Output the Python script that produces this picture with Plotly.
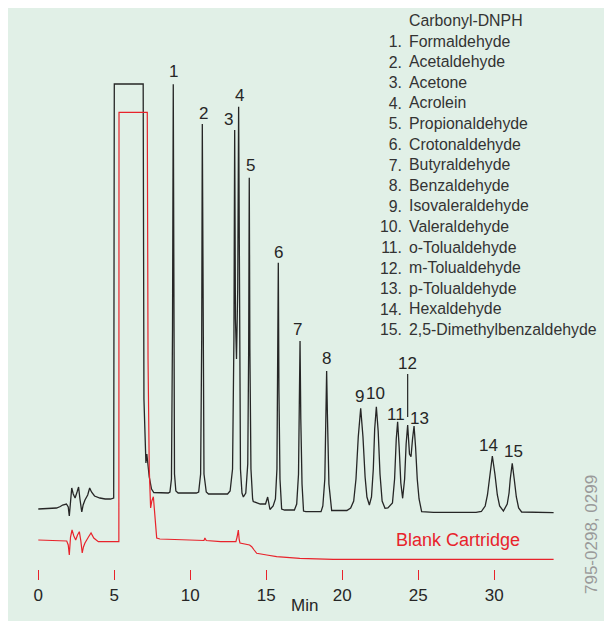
"""
Carbonyl-DNPH 色谱图
"""
import plotly.graph_objects as go

# 保留时间 (min) 和峰高 (任意单位)
peak_labels = ['1', '2', '3', '4', '5', '6', '7', '8', '9', '10', '11', '12', '13', '14', '15']
peak_times = [8.88, 10.79, 12.92, 13.18, 13.88, 15.79, 17.22, 18.97,
              21.21, 22.24, 23.64, 24.30, 24.72, 29.87, 31.18]
peak_heights = [424.7, 385, 379, 402.3, 331.3, 246.3, 168, 138,
                100.7, 102.3, 87.3, 84, 83, 53, 45.7]

compounds = [
    'Formaldehyde', 'Acetaldehyde', 'Acetone', 'Acrolein', 'Propionaldehyde',
    'Crotonaldehyde', 'Butyraldehyde', 'Benzaldehyde', 'Isovaleraldehyde',
    'Valeraldehyde', 'o-Tolualdehyde', 'm-Tolualdehyde', 'p-Tolualdehyde',
    'Hexaldehyde', '2,5-Dimethylbenzaldehyde',
]

# 标准品色谱 (黑线)
std_time = [
    0.0, 1.2, 1.45, 1.6, 1.85, 1.97, 2.04, 2.12, 2.2, 2.3, 2.42, 2.55, 2.65, 2.74,
    2.86, 2.95, 3.07, 3.25, 3.38, 3.5, 3.7, 4.05, 4.4, 4.75, 4.96, 5.0, 6.9, 6.95,
    7.02, 7.08, 7.14, 7.3, 7.45, 7.6, 8.55,
    8.66, 8.76, 8.83, 8.88, 8.92, 8.96, 9.05, 9.2, 10.4,
    10.55, 10.68, 10.75, 10.79, 10.83, 10.9, 11.05, 11.2, 12.45,
    12.62, 12.78, 12.87, 12.92, 12.97, 13.04, 13.12, 13.18, 13.23, 13.3, 13.4, 13.49,
    13.65, 13.78, 13.84, 13.88, 13.92, 13.99, 14.1, 14.14, 14.6, 14.95, 15.09, 15.16,
    15.24, 15.45,
    15.6, 15.7, 15.76, 15.79, 15.83, 15.9, 16.01, 16.2, 16.85,
    17.0, 17.12, 17.18, 17.22, 17.27, 17.35, 17.45, 17.6, 18.6,
    18.72, 18.85, 18.93, 18.97, 19.02, 19.12, 19.3, 19.8, 20.3,
    20.55, 20.75, 20.9, 21.05, 21.21, 21.36, 21.5, 21.62, 21.78,
    21.92, 22.04, 22.13, 22.24, 22.36, 22.48, 22.62, 22.81, 23.0,
    23.3, 23.44, 23.55, 23.64, 23.74, 23.85, 23.97,
    24.1, 24.2, 24.3, 24.42, 24.52,
    24.62, 24.72, 24.82, 24.93, 25.05, 25.22, 26.0, 28.8,
    29.15, 29.4, 29.55, 29.7, 29.87, 30.04, 30.2, 30.35, 30.55,
    30.6, 30.85, 30.97, 31.05, 31.18, 31.31, 31.45, 31.6, 31.8, 33.9,
]
std_signal = [
    0, 1, 2.5, 4, 5, 2, -7, 12, 21, 15, 11, 17, 22, 10,
    -3, 4, 9, 14, 21, 17, 13, 11, 10, 10, 11, 425, 425, 110,
    56, 46, 55, 32, 20, 16.5, 16,
    17, 30, 180, 424.7, 180, 35, 18, 16, 16,
    17, 35, 170, 385, 170, 35, 17, 15, 15,
    18, 40, 170, 379, 190, 150, 220, 402.3, 180, 40, 16, 12,
    16, 45, 160, 331.3, 160, 40, 10, 7.5, 5, 5, 12, 6,
    -0.5, 3,
    10, 40, 130, 246.3, 120, 30, 0, -1, -1,
    5, 35, 100, 168, 90, 25, -2, -2.7, -2.7,
    3, 30, 100, 138, 95, 25, -1.5, -1.7, -1.5,
    1, 8, 30, 72, 100.7, 72, 32, 12, 4,
    12, 40, 80, 102.3, 78, 35, 8, 0.7, 1,
    6, 30, 70, 87.3, 62, 26, 10.7,
    30, 65, 84, 55, 52.3,
    70, 83, 62, 30, 10, -2.7, -3.3, -3.3,
    -2.5, 3, 14, 35, 53, 35, 14, 3, -2,
    -2, 5, 16, 30, 45.7, 30, 12, 1, -3, -3.7,
]

# 空白采样管 (红线)
blank_time = [
    0.0, 1.87, 1.97, 2.04, 2.12, 2.22, 2.34, 2.46, 2.58, 2.7, 2.8, 2.89, 2.97, 3.07,
    3.3, 3.47, 3.65, 3.95, 5.16, 5.3, 5.31, 7.17, 7.22, 7.3, 7.39, 7.47, 7.57, 7.65,
    7.72, 7.79, 8.0, 9.0, 10.0, 10.9, 10.96, 11.05, 12.0, 13.0, 13.08, 13.16, 13.22,
    13.27, 13.9, 14.04, 14.2, 14.37, 15.03, 15.68, 17.2, 19.4, 33.9,
]
blank_signal = [
    -31, -32, -36, -46, -28, -21, -27, -31, -26, -22.7, -32, -44, -38, -34,
    -28, -24, -29, -32.7, -32.7, -32.7, 396.7, 396.7, 150, 40, 1, 8, 12.3, -5,
    -22, -29, -30, -30.5, -31, -31.5, -29, -31.5, -32.7, -32.7, -28, -21, -31,
    -34, -36, -37.7, -41, -44.3, -46, -47.7, -49.3, -50.3, -50.3,
]

tick_values = [0, 5, 10, 15, 20, 25, 30]

# 标签偏移 (像素)
label_dx = [0, 1, -6, 1, 1, 0, -3, 0, -1, -1, -2, -2, 5, -4, 1]
label_dy = [13, 11, 11, 11, 12, 10, 12, 13, 12, 13, 7, 62, 8, 11, 12]

FONT = 'Liberation Sans, Arial, sans-serif'
BLACK = '#262626'
RED = '#e8232b'

fig = go.Figure()

fig.add_trace(go.Scatter(
    x=std_time, y=std_signal, mode='lines',
    line=dict(color=BLACK, width=1.3), hoverinfo='skip',
))
fig.add_trace(go.Scatter(
    x=blank_time, y=blank_signal, mode='lines',
    line=dict(color=RED, width=1.2), hoverinfo='skip',
))

annotations = []
for i, lab in enumerate(peak_labels):
    if lab == '12':
        annotations.append(dict(
            x=peak_times[i], y=peak_heights[i] + 8, text=lab,
            showarrow=True, arrowhead=0, arrowwidth=1.2, arrowcolor=BLACK,
            ax=0, ay=-54, standoff=0,
            font=dict(size=17, color=BLACK),
        ))
    else:
        annotations.append(dict(
            x=peak_times[i], y=peak_heights[i], text=lab, showarrow=False,
            xshift=label_dx[i], yshift=label_dy[i], yanchor='middle',
            font=dict(size=17, color=BLACK),
        ))

# 化合物列表
annotations.append(dict(
    xref='paper', yref='paper', x=0.6606, y=0.9965, xanchor='left', yanchor='top',
    align='left', showarrow=False,
    text='<br>'.join(['Carbonyl-DNPH'] + compounds),
    font=dict(size=15.85, color='#333333'),
))
annotations.append(dict(
    xref='paper', yref='paper', x=0.6556, y=0.9965 - 20.6 / 613, xanchor='right',
    yanchor='top', align='right', showarrow=False,
    text='<br>'.join(f'{n}.' for n in range(1, len(compounds) + 1)),
    font=dict(size=15.85, color='#333333'),
))

annotations.append(dict(
    x=27.63, y=-31, text='Blank Cartridge', showarrow=False,
    font=dict(size=18, color=RED),
))
annotations.append(dict(
    x=17.48, y=-96, text='Min', showarrow=False,
    font=dict(size=17, color=BLACK),
))
annotations.append(dict(
    xref='paper', yref='paper', x=0.9652, y=0.1419, text='795-0298, 0299',
    xanchor='center', yanchor='middle', textangle=-90, showarrow=False,
    font=dict(size=17, color='#9a9a9a'),
))

fig.update_layout(
    width=604, height=613,
    margin=dict(l=0, r=0, t=0, b=0, pad=0),
    paper_bgcolor='white',
    plot_bgcolor='#e1f0e7',
    showlegend=False,
    font=dict(family=FONT),
    annotations=annotations,
    xaxis=dict(
        range=[-1.993, 37.743], showgrid=False, zeroline=False, showline=False,
        anchor='free', position=0.0843,
        tickvals=tick_values, ticks='outside', ticklen=10, tickwidth=1.2,
        tickcolor=RED, tickfont=dict(size=17, color=BLACK),
    ),
    yaxis=dict(range=[-112, 501], visible=False),
)

fig.write_html("out.html")
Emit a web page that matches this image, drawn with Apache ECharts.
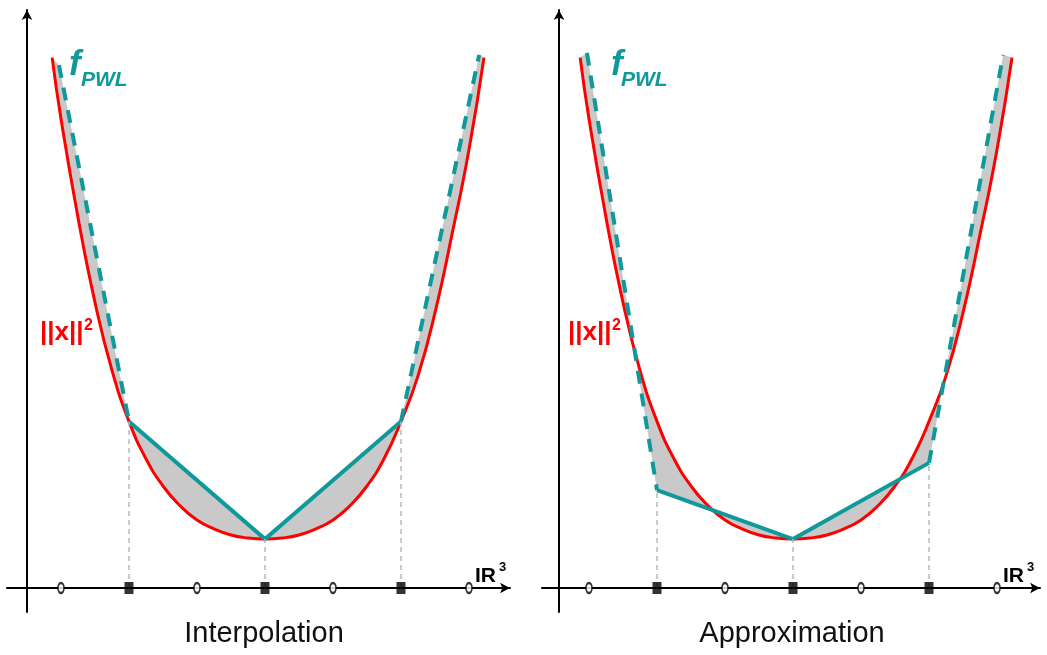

------

■ **EXERCISE**
Working from the listing above, pick out every line that has "with" and copy it.

■ **TASK RESPONSE**
Output the Python script that produces this picture with Plotly.
Emit a web page that matches this image, drawn with Apache ECharts.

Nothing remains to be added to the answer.